Full Title: Tiny Deaths
Author / Editor: Robert Shearman
Publisher: Comma Press, 2008

 

Review © Metapsychology Vol. 13, No. 26
Reviewer: Tony O'Brien

Tiny Deaths is an intriguing and unusual collection of short stories, the first by film and radio writer Robert Shearman, whose writing credits include Dr Who. The fourteen stories present ordinary lives as more than they seem, and the ordinary world as a veil of illusion, shielding strange events and oddly self conscious individuals, with a theme of mortality, separation and death. The cover notes compare Shearer to Roald Dahl, but Shearman takes many more liberties than Dahl, introducing elements of fantasy and the surreal rather than the highly crafted plots that give Dahl’s stories their twists. Shearman’s stories could definitely be described as tales of the unexpected, but equally as tales of the unlikely but strangely believable. What lends credibility to these stories is the interweaving of the everyday with the otherworldy. If it is not always successful, there is evidence of a writer determined to unsettle our comfortable view of reality, enough to leave the reader with another take on things.

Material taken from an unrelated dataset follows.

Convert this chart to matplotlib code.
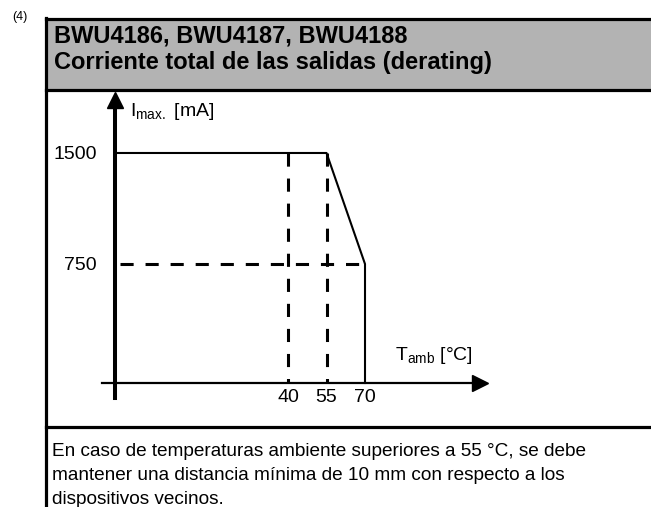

The collection begins with Mortal Coil in which people begin receiving mysterious envelopes announcing the cause and time of their deaths. The effect is not always predictable, especially for Harry Clifford who suffers the unfortunate fate of being the only person not to have received a letter. As the story unfolds the body count rises, and it is not always pretty. Perfect describes lives that are anything but perfect as a couple coerce their precociously perspicacious eight year old daughter into a day of fun at the beach. Within the tension of the story it is evident that the couple are harboring a secret, and the seaside idyll is heading for the rocks. In Grappa the alcohol-fuelled conviviality of an Italian chef opens uncomfortable gaps in the relationship between a couple celebrating their wedding anniversary. Other stories feature family members in conflict, dealing, in various ways, with the aftermath of death. In each story there is some element of the surreal to complicate things. The title story features Jesus in an unauthorized take on his life and death. Jesus dies and is born again, not in heaven, but right back in Galilee, and not just once. In this story Shearer solves the researcher’s problem of what is an appropriate sample size for an ethnographic study. Through endless incarnations Jesus gets first hand experience of every life he has come into contact with, but also gets around the problem of eternal recurrence by taking with him a continuing narrative of linear time.

While the fantasy elements are consistently disconcerting, they are not always carried by writing that allows suspension of disbelief. While a bland declaration that the television is bleeding, literally, allows us to simply accept this strange phenomenon, the dialogue is at times equally bland, creating the impression that Shearman is more comfortable in creating his parallel universe than he is in describing the world we know. There are numerous humorous asides to the reader which remind us that this is the work of an author, and make it just a little more difficult to become lost in the story. In some stories, though, the developing relationships between characters is the central point, and for me these were the most effective. The Storyteller is one such story, in which the fantasy element is lightly worn and more affecting for that. Similarly, the final story Meanwhile in a Small Room a Small Boy is both harrowing and tantalizingly unexplained. It leaves no room for the reader to shrink from the pain of abandonment.

Tiny Deaths will appeal to readers who like an escapist story, but they should be warned that while Shearman will give you that look into another world, he will not allow you to leave it too easily. Like Martin in Damned if You Don’t, you might find that a sojourn in hell is not so easily left behind. Beware of what you want.